Rutgers makes history, grabs elusive first Big Ten win
The ball smacked the floor after a Maryland attack error and just like that, it was all over.
The Barn exploded with cheers as the Rutgers volleyball team earned its first Big Ten Conference win in program history.
Even more miraculous than the end of a 28 conference match losing streak was the way that the fifth and final set was won by the Scarlet Knights (4-14, 1-8).
Miscommunication in the front row for Rutgers dug the team in an early hole, down 8-3 in the fifth and final set after Maryland dominated the fourth.
Then the unthinkable happened. Led by the serves of senior outside hitter Alex Lassa, the team was able to find itself and mount a comeback.
“It took all of us to do that,” senior defensive specialist Ali Schroeter said of the team's rally in the fifth set. “Especially in that fifth game where it’s only (played) to 15, you’ve got to really figure it out soon.”
The final set is always a brief one in college volleyball, played to 15 points instead of the regular 25, stacking the odds heavily in the favor of the Maryland Terrapins (10-13, 0-9). But nevertheless, the game slipped out of the hands of the Terps and turned into what may be the defining moment in Rutgers volleyball history.
The players acted accordingly, mobbing the six players who finished the game and headed to the home locker room of the College Avenue Gymnasium where an emotional scene ensued.
“Even before the locker room, on the way down, people were starting to cry, everyone was so excited," said outside hitter Meme Fletcher. "I’ve never seen emotion like that out of some people and even myself.
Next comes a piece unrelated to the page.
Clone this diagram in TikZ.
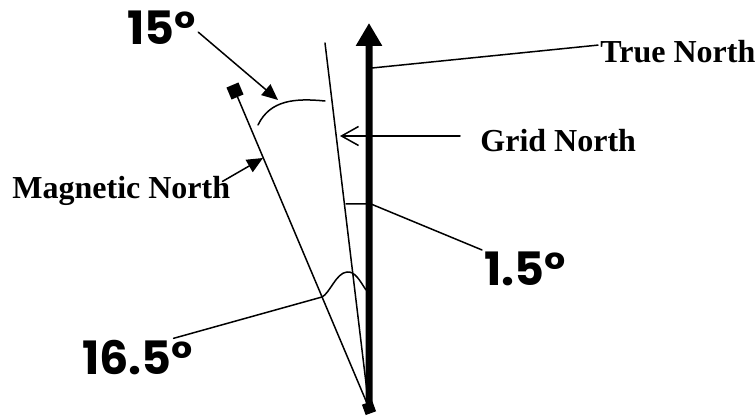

I started balling — it just hit me."
Fletcher, despite being a sophomore, is one of the key playmakers on the team, leading the team in scoring despite losing a portion of the season to injury. In the biggest game of the season, the Overland Park, Kansas, native was as advertised, pacing the Knights with 25 kills.
Although having a heavy hitter on the outside is always a huge weapon for a team, Rutgers often struggles when Fletcher tries to do it all on her own.
In the performance against Maryland, she was joined by a team of dangerous hitters on the front row of the court.
Headlining the group of heavy hitters that helped lead the Knights to their first Big Ten victory was junior Mikaela Matthews, who returned to her starting spot at the middle blocker position after being sidelined for most of the season with an undisclosed injury.
Matthews registered seven kills in her return to the court and her presence in the middle allowed junior Lauren Cloyd to return to her natural position of right side. Cloyd pitched in with eight kills of her own.
“She opens up a lot of things,” head coach CJ Werneke said of Matthews. “Giving us a lot more swings out of the middle (and) helping Lauren Cloyd getting back to her more natural position (were advantages she provided us).”
Despite the obvious lift that Matthews gave Rutgers, Werneke remained contained about the return of the Mt. Carmel High School product, still uneasy about whether she could maintain her level of play after being away from the game for so long.
The Knights continue to build energy late in the season. After their strong showing against No. 23 Michigan last week, the team seemed to have turned a page.
Now the team heads to the Terrapins home court for a showdown in College Park on Saturday night to continue a Big Ten campaign that has been dreary for the most part.
Although the season has not been the one they had hoped for, Rutgers is now on a mission to push Maryland to the bottom spot of the Big Ten standing that it once occupied.
Fletcher cited the close game with Michigan as a major turning point for the Knights.
“I think the Michigan gave us some confidence," Fletcher said. "(We) used the Michigan game as motivation to come out and show who we really are in this match and take advantage of that."
Rutgers' on-court leader expressed true feelings of the resilience of her team.
“Even if we're down, it doesn’t mean we can’t come back — and that’s exactly what we did tonight," she said.